### WHAT THE EXERCISE ASKS
Transcribe the listing that follows in full, omitting pictures.

-------- DATA PROVIDED

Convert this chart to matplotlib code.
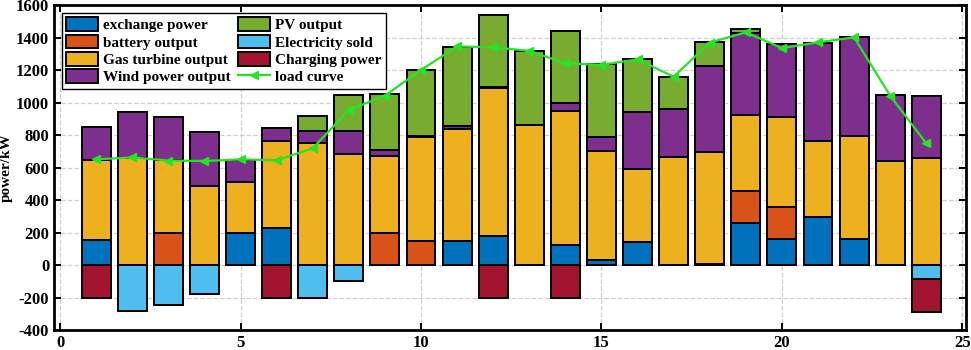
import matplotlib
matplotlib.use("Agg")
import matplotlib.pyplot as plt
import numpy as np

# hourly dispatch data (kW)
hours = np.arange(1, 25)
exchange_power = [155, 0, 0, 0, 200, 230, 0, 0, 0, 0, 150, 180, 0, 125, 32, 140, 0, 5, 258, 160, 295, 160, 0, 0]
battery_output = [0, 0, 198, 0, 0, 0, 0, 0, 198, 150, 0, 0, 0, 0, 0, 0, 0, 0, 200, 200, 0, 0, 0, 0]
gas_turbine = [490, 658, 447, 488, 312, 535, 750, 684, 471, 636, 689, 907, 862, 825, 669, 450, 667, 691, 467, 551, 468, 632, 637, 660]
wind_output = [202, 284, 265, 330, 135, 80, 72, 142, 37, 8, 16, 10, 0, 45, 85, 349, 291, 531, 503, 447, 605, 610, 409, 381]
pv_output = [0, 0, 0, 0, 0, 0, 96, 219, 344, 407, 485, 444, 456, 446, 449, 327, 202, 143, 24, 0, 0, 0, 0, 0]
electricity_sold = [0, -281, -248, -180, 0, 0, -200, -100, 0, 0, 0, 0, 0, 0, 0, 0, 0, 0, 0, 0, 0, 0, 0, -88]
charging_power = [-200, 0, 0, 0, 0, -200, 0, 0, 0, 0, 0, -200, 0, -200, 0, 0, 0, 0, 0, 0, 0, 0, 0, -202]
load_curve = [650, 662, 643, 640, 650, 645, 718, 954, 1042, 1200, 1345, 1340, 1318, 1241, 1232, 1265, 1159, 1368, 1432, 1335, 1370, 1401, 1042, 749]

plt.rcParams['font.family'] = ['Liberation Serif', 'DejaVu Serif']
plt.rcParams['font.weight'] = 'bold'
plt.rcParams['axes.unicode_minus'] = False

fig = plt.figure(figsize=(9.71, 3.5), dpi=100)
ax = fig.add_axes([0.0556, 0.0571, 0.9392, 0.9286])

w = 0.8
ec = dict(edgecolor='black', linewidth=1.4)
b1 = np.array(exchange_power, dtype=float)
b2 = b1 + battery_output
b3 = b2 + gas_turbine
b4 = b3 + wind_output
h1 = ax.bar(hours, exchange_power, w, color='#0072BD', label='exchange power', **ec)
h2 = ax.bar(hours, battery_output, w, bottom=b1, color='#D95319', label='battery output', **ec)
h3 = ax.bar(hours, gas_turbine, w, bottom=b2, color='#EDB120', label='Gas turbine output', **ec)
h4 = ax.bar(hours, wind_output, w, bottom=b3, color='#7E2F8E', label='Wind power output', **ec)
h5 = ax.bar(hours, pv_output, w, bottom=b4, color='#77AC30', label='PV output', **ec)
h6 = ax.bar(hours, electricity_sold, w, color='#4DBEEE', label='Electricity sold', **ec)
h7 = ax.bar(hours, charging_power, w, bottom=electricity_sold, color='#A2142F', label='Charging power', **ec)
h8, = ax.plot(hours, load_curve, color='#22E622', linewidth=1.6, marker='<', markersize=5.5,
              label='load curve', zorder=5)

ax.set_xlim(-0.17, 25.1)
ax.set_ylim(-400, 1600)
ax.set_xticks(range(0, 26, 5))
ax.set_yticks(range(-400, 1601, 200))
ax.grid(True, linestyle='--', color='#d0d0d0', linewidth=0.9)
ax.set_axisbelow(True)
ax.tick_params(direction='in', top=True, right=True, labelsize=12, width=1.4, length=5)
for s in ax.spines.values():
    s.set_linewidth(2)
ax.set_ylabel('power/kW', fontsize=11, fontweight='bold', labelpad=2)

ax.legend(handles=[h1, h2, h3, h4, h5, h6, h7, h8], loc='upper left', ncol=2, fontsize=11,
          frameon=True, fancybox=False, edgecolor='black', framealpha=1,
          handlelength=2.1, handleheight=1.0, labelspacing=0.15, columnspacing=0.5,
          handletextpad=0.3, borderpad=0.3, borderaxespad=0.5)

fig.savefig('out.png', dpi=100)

----------------

### FULL OUTPUT
Convert this chart to matplotlib code.
import matplotlib
matplotlib.use("Agg")
import matplotlib.pyplot as plt
import numpy as np

# hourly dispatch data (kW)
hours = np.arange(1, 25)
exchange_power = [155, 0, 0, 0, 200, 230, 0, 0, 0, 0, 150, 180, 0, 125, 32, 140, 0, 5, 258, 160, 295, 160, 0, 0]
battery_output = [0, 0, 198, 0, 0, 0, 0, 0, 198, 150, 0, 0, 0, 0, 0, 0, 0, 0, 200, 200, 0, 0, 0, 0]
gas_turbine = [490, 658, 447, 488, 312, 535, 750, 684, 471, 636, 689, 907, 862, 825, 669, 450, 667, 691, 467, 551, 468, 632, 637, 660]
wind_output = [202, 284, 265, 330, 135, 80, 72, 142, 37, 8, 16, 10, 0, 45, 85, 349, 291, 531, 503, 447, 605, 610, 409, 381]
pv_output = [0, 0, 0, 0, 0, 0, 96, 219, 344, 407, 485, 444, 456, 446, 449, 327, 202, 143, 24, 0, 0, 0, 0, 0]
electricity_sold = [0, -281, -248, -180, 0, 0, -200, -100, 0, 0, 0, 0, 0, 0, 0, 0, 0, 0, 0, 0, 0, 0, 0, -88]
charging_power = [-200, 0, 0, 0, 0, -200, 0, 0, 0, 0, 0, -200, 0, -200, 0, 0, 0, 0, 0, 0, 0, 0, 0, -202]
load_curve = [650, 662, 643, 640, 650, 645, 718, 954, 1042, 1200, 1345, 1340, 1318, 1241, 1232, 1265, 1159, 1368, 1432, 1335, 1370, 1401, 1042, 749]

plt.rcParams['font.family'] = ['Liberation Serif', 'DejaVu Serif']
plt.rcParams['font.weight'] = 'bold'
plt.rcParams['axes.unicode_minus'] = False

fig = plt.figure(figsize=(9.71, 3.5), dpi=100)
ax = fig.add_axes([0.0556, 0.0571, 0.9392, 0.9286])

w = 0.8
ec = dict(edgecolor='black', linewidth=1.4)
b1 = np.array(exchange_power, dtype=float)
b2 = b1 + battery_output
b3 = b2 + gas_turbine
b4 = b3 + wind_output
h1 = ax.bar(hours, exchange_power, w, color='#0072BD', label='exchange power', **ec)
h2 = ax.bar(hours, battery_output, w, bottom=b1, color='#D95319', label='battery output', **ec)
h3 = ax.bar(hours, gas_turbine, w, bottom=b2, color='#EDB120', label='Gas turbine output', **ec)
h4 = ax.bar(hours, wind_output, w, bottom=b3, color='#7E2F8E', label='Wind power output', **ec)
h5 = ax.bar(hours, pv_output, w, bottom=b4, color='#77AC30', label='PV output', **ec)
h6 = ax.bar(hours, electricity_sold, w, color='#4DBEEE', label='Electricity sold', **ec)
h7 = ax.bar(hours, charging_power, w, bottom=electricity_sold, color='#A2142F', label='Charging power', **ec)
h8, = ax.plot(hours, load_curve, color='#22E622', linewidth=1.6, marker='<', markersize=5.5,
              label='load curve', zorder=5)

ax.set_xlim(-0.17, 25.1)
ax.set_ylim(-400, 1600)
ax.set_xticks(range(0, 26, 5))
ax.set_yticks(range(-400, 1601, 200))
ax.grid(True, linestyle='--', color='#d0d0d0', linewidth=0.9)
ax.set_axisbelow(True)
ax.tick_params(direction='in', top=True, right=True, labelsize=12, width=1.4, length=5)
for s in ax.spines.values():
    s.set_linewidth(2)
ax.set_ylabel('power/kW', fontsize=11, fontweight='bold', labelpad=2)

ax.legend(handles=[h1, h2, h3, h4, h5, h6, h7, h8], loc='upper left', ncol=2, fontsize=11,
          frameon=True, fancybox=False, edgecolor='black', framealpha=1,
          handlelength=2.1, handleheight=1.0, labelspacing=0.15, columnspacing=0.5,
          handletextpad=0.3, borderpad=0.3, borderaxespad=0.5)

fig.savefig('out.png', dpi=100)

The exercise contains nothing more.